A Gym Powered By People: Exercising Goes Green
Gyms are the epitome of inefficiency. Lights blaze upwards of 18 hours a day. Most exercise machines, television sets, fans, and stereos are left on whether in use or not. The average treadmill uses around 1500 watts -- the equivalent of 15 incandescent light bulbs! Stationary bikes use a mere 10% of their energy to run the machine and dissipate the rest as heat. When people run, bike or elliptical to burn their own energy, they require incredible additional energy input to operate the machines. So much energy going to waste! What’s an eco-conscious exerciser to do during the cold months?
Don't despair--green gyms are starting to pop up all over the place. The primary feature of these gyms is power generating exercise equipment that harnesses human energy to produce, rather than consume, electricity. These machines contain generators activated by the movement of the pedals or treadmill. The energy the generators create is stored in batteries, which can be hooked up to converters to power various features of the gym.
Hong Kong's California Fitness gym was the first sustainable gym with the idea to power the gym's lighting using only the human power of exercise. Inspired by the Hong Kong gym, The Green Microgym in Portland, Oregon decided to become the first human powered gym in the United States.
On its website, the Microgym offers a concise description of its culture:
“The most unique thing about our gym is that the actual energy of the members helps power the building. It makes pretty good sense. You don’t need energy-sucking machines to get a good workout. We are machines. You power your workout. The energy bar one member just ate powers the ceiling fan for the next three hours. Another member’s morning coffee is doing its part to keep the lights on. Every revolution on the elliptical is churning pure electricity back to the grid. Lowly calories are converted into precious watts. You power your gym.”

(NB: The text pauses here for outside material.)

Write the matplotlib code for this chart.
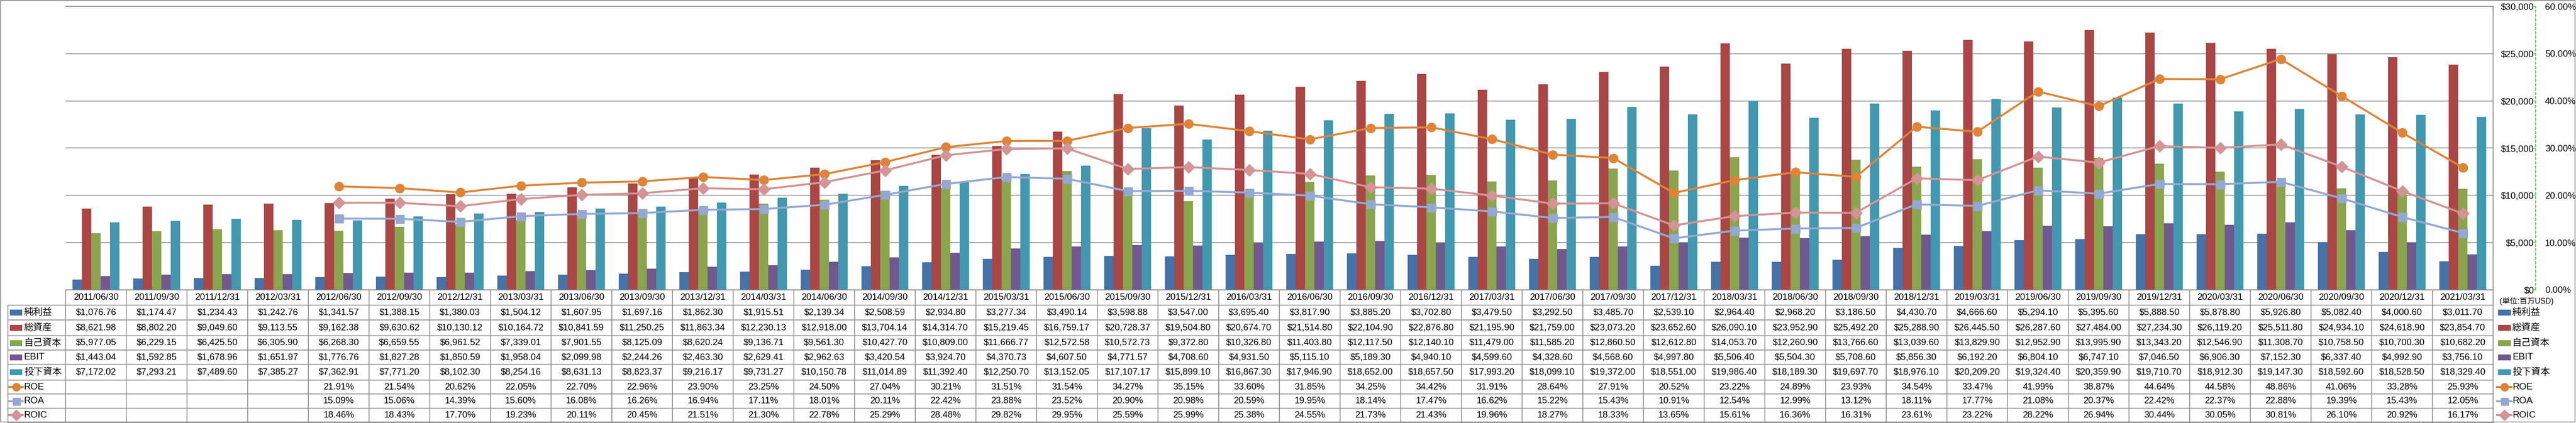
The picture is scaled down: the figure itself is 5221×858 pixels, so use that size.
import numpy as np
import matplotlib
matplotlib.use('Agg')
import matplotlib.pyplot as plt
from matplotlib.patches import Rectangle

# ---------------- data ----------------
dates = ["2011/06/30", "2011/09/30", "2011/12/31", "2012/03/31", "2012/06/30", "2012/09/30",
         "2012/12/31", "2013/03/31", "2013/06/30", "2013/09/30", "2013/12/31", "2014/03/31",
         "2014/06/30", "2014/09/30", "2014/12/31", "2015/03/31", "2015/06/30", "2015/09/30",
         "2015/12/31", "2016/03/31", "2016/06/30", "2016/09/30", "2016/12/31", "2017/03/31",
         "2017/06/30", "2017/09/30", "2017/12/31", "2018/03/31", "2018/06/30", "2018/09/30",
         "2018/12/31", "2019/03/31", "2019/06/30", "2019/09/30", "2019/12/31", "2020/03/31",
         "2020/06/30", "2020/09/30", "2020/12/31", "2021/03/31"]

net_income = [1076.76, 1174.47, 1234.43, 1242.76, 1341.57, 1388.15, 1380.03, 1504.12, 1607.95, 1697.16,
              1862.30, 1915.51, 2139.34, 2508.59, 2934.80, 3277.34, 3490.14, 3598.88, 3547.00, 3695.40,
              3817.90, 3885.20, 3702.80, 3479.50, 3292.50, 3485.70, 2539.10, 2964.40, 2968.20, 3186.50,
              4430.70, 4666.60, 5294.10, 5395.60, 5888.50, 5878.80, 5926.80, 5082.40, 4000.60, 3011.70]

total_assets = [8621.98, 8802.20, 9049.60, 9113.55, 9162.38, 9630.62, 10130.12, 10164.72, 10841.59, 11250.25,
                11863.34, 12230.13, 12918.00, 13704.14, 14314.70, 15219.45, 16759.17, 20728.37, 19504.80, 20674.70,
                21514.80, 22104.90, 22876.80, 21195.90, 21759.00, 23073.20, 23652.60, 26090.10, 23952.90, 25492.20,
                25288.90, 26445.50, 26287.60, 27484.00, 27234.30, 26119.20, 25511.80, 24934.10, 24618.90, 23854.70]

equity = [5977.05, 6229.15, 6425.50, 6305.90, 6268.30, 6659.55, 6961.52, 7339.01, 7901.55, 8125.09,
          8620.24, 9136.71, 9561.30, 10427.70, 10809.00, 11666.77, 12572.58, 10572.73, 9372.80, 10326.80,
          11403.80, 12117.50, 12140.10, 11479.00, 11585.20, 12860.50, 12612.80, 14053.70, 12260.90, 13766.60,
          13039.60, 13829.90, 12952.90, 13995.90, 13343.20, 12546.90, 11308.70, 10758.50, 10700.30, 10682.20]

ebit = [1443.04, 1592.85, 1678.96, 1651.97, 1776.76, 1827.28, 1850.59, 1958.04, 2099.98, 2244.26,
        2463.30, 2629.41, 2962.63, 3420.54, 3924.70, 4370.73, 4607.50, 4771.57, 4708.60, 4931.50,
        5115.10, 5189.30, 4940.10, 4599.60, 4328.60, 4568.60, 4997.80, 5506.40, 5504.30, 5708.60,
        5856.30, 6192.20, 6804.10, 6747.10, 7046.50, 6906.30, 7152.30, 6337.40, 4992.90, 3756.10]

invested_capital = [7172.02, 7293.21, 7489.60, 7385.27, 7362.91, 7771.20, 8102.30, 8254.16, 8631.13, 8823.37,
                    9216.17, 9731.27, 10150.78, 11014.89, 11392.40, 12250.70, 13152.05, 17107.17, 15899.10, 16867.30,
                    17946.90, 18652.00, 18657.50, 17993.20, 18099.10, 19372.00, 18551.00, 19986.40, 18189.30, 19697.70,
                    18976.10, 20209.20, 19324.40, 20359.90, 19710.70, 18912.30, 19147.30, 18592.60, 18528.50, 18329.40]

nan = float('nan')
roe = [nan, nan, nan, nan,
       21.91, 21.54, 20.62, 22.05, 22.70, 22.96, 23.90, 23.25, 24.50, 27.04, 30.21, 31.51, 31.54, 34.27,
       35.15, 33.60, 31.85, 34.25, 34.42, 31.91, 28.64, 27.91, 20.52, 23.22, 24.89, 23.93, 34.54, 33.47,
       41.99, 38.87, 44.64, 44.58, 48.86, 41.06, 33.28, 25.93]

roa = [nan, nan, nan, nan,
       15.09, 15.06, 14.39, 15.60, 16.08, 16.26, 16.94, 17.11, 18.01, 20.11, 22.42, 23.88, 23.52, 20.90,
       20.98, 20.59, 19.95, 18.14, 17.47, 16.62, 15.22, 15.43, 10.91, 12.54, 12.99, 13.12, 18.11, 17.77,
       21.08, 20.37, 22.42, 22.37, 22.88, 19.39, 15.43, 12.05]

roic = [nan, nan, nan, nan,
        18.46, 18.43, 17.70, 19.23, 20.11, 20.45, 21.51, 21.30, 22.78, 25.29, 28.48, 29.82, 29.95, 25.59,
        25.99, 25.38, 24.55, 21.73, 21.43, 19.96, 18.27, 18.33, 13.65, 15.61, 16.36, 16.31, 23.61, 23.22,
        28.22, 26.94, 30.44, 30.05, 30.81, 26.10, 20.92, 16.17]

bar_names = ["純利益", "総資産", "自己資本", "EBIT", "投下資本"]
line_names = ["ROE", "ROA", "ROIC"]
unit_label = "(単位:百万USD)"
usd_ticks = [0, 5000, 10000, 15000, 20000, 25000, 30000]
pct_ticks = [0.0, 0.1, 0.2, 0.3, 0.4, 0.5, 0.6]

# ---------------- style ----------------
bar_colors = ["#4572A7", "#AA4643", "#89A54E", "#71588F", "#4198AF"]
line_colors = ["#DF8437", "#93A9D2", "#D49394"]
line_markers = ["o", "s", "D"]
marker_px = [18, 17, 17]
GRID = "#878787"
GREEN = "#22DD22"

W, H = 5221, 858
DPI = 100


def pt(p):
    return p * 72.0 / DPI


plt.rcParams['font.family'] = ['Liberation Sans', 'Noto Sans CJK JP', 'DejaVu Sans']

fig = plt.figure(figsize=(W / DPI, H / DPI), dpi=DPI, facecolor='white')

# overlay axis in pixel coordinates for the table
tab = fig.add_axes([0, 0, 1, 1])
tab.set_xlim(0, W)
tab.set_ylim(H, 0)
tab.axis('off')
tab.patch.set_visible(False)

L, R, T, B = 133, 5053, 13, 588
ax = fig.add_axes([L / W, 1 - B / H, (R - L) / W, (B - T) / H])
ax2 = ax.twinx()

n = len(dates)
x = np.arange(n)
bar_series = [net_income, total_assets, equity, ebit, invested_capital]
group = 0.77
bw = group / 5
for k, vals in enumerate(bar_series):
    ax.bar(x + (k - 2) * bw, vals, width=bw, color=bar_colors[k], zorder=2, linewidth=0)

ax.set_xlim(-0.5, n - 0.5)
ax.set_ylim(0, 30000)
ax.set_xticks([])
ax.yaxis.tick_right()
ax.set_yticks(usd_ticks)
ax.set_yticklabels([f"${v:,.0f}" for v in usd_ticks], ha='right')
ax.tick_params(axis='y', length=0, pad=pt(83), labelsize=pt(18.5))
ax.grid(axis='y', color=GRID, lw=pt(1.6), zorder=0)
ax.set_axisbelow(True)
ax.spines['left'].set_visible(False)
for s in ['top', 'right', 'bottom']:
    ax.spines[s].set_color(GRID)
    ax.spines[s].set_linewidth(pt(1.6))

for k, vals in enumerate([roe, roa, roic]):
    ax2.plot(x, np.array(vals) / 100.0, color=line_colors[k], lw=pt(4), marker=line_markers[k],
             ms=pt(marker_px[k]), mec=line_colors[k], mfc=line_colors[k], zorder=3)
ax2.set_ylim(0, 0.6)
ax2.set_yticks(pct_ticks)
ax2.set_yticklabels([f"{v * 100:.2f}%" for v in pct_ticks])
for s in ['left', 'top', 'bottom']:
    ax2.spines[s].set_visible(False)
ax2.spines['right'].set_position(('outward', pt(86)))
ax2.spines['right'].set_color(GREEN)
ax2.spines['right'].set_linestyle((0, (3, 2.5)))
ax2.spines['right'].set_linewidth(pt(1.6))
ax2.tick_params(axis='y', direction='in', length=pt(5), width=pt(1.5), color=GREEN,
                pad=pt(19), labelsize=pt(18.5))

# ---------------- table ----------------
cw = (R - L) / n
row_lines = [619.3, 649.3, 680.7, 710.3, 739.3, 770.7, 799.3, 828.3, 856.5]
TL = 16
lw_t = pt(1.6)
tab.plot([L, R], [B, B], color=GRID, lw=lw_t)
for yv in row_lines:
    tab.plot([TL, R], [yv, yv], color=GRID, lw=lw_t)
tab.plot([TL, TL], [row_lines[0], row_lines[-1]], color=GRID, lw=lw_t)
for i in range(n + 1):
    xv = L + cw * i
    tab.plot([xv, xv], [B, row_lines[-1]], color=GRID, lw=lw_t)

FS = pt(18.5)
hdr_y = (B + row_lines[0]) / 2
for i, d in enumerate(dates):
    tab.text(L + cw * (i + 0.5), hdr_y, d, ha='center', va='center', fontsize=FS)

row_centers = [(row_lines[j] + row_lines[j + 1]) / 2 for j in range(8)]
for j, vals in enumerate(bar_series):
    for i, v in enumerate(vals):
        tab.text(L + cw * (i + 0.5), row_centers[j], f"${v:,.2f}", ha='center', va='center', fontsize=FS)
for j, vals in enumerate([roe, roa, roic]):
    for i, v in enumerate(vals):
        if not np.isnan(v):
            tab.text(L + cw * (i + 0.5), row_centers[5 + j], f"{v:.2f}%", ha='center', va='center',
                     fontsize=FS)


def legend_key(x0, x1, tx, j):
    yc = row_centers[j]
    if j < 5:
        tab.add_patch(Rectangle((x0, yc - 6), x1 - x0, 12, color=bar_colors[j], lw=0))
        name = bar_names[j]
    else:
        k = j - 5
        tab.plot([x0 - 2, x1 + 1], [yc, yc], color=line_colors[k], lw=pt(4))
        tab.plot([(x0 + x1) / 2], [yc], marker=line_markers[k], color=line_colors[k],
                 ms=pt(marker_px[k] - 2), mec=line_colors[k])
        name = line_names[k]
    tab.text(tx, yc, name, ha='left', va='center', fontsize=pt(19))


for j in range(8):
    legend_key(20, 45, 49, j)
    legend_key(5063, 5089, 5092, j)

tab.text(5066, 611, unit_label, ha='left', va='center', fontsize=pt(15.5))

# outer border
tab.add_patch(Rectangle((1, 1), W - 3, H - 3, fill=False, ec=GRID, lw=pt(1.6)))

fig.savefig('out.png', dpi=DPI, facecolor='white')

Human Dynamo, the company behind the energy generating exercise equipment at The Green Microgym, has also developed models that could be fed directly back into the grid and sold to electrical utilities. In 2010, using their technology, the Microgym generated 36% of their own electricity (combining human and solar power), and saved 37,000 Kilowatt-hours or 85% (compared to traditional gyms per square foot). Those 37,000 Kilowatt-hours saved equal:
- 74,000 pounds of carbon emissions
- 81,400 miles not driven
- 15 acres of trees planted
Electricity production aside, there are many things making this gym a couple shades greener than the originally conceived idea. Microgym has a culture of water and energy conservation, on top of ensuring that the energy they do use is sustainable and renewable. It has treadmills with energy-efficient motors, energy-efficient fans, refurbished and used equipment, bamboo mountain bikes, on demand water heaters, dual-flush toilets and environmentally friendly cleaning products, proving sustainability is at the core of the entire facility.
For some gyms, going green is a way to save on their utility bill. For others, it's a way to attract eco-minded customers. For customers, it's a way to get fit while simultaneously doing something good for the environment. For the Green Microgym, it is all three. Regardless of the reasons, hopefully we’ll soon be seeing many more green gyms opening in cities and towns across the country!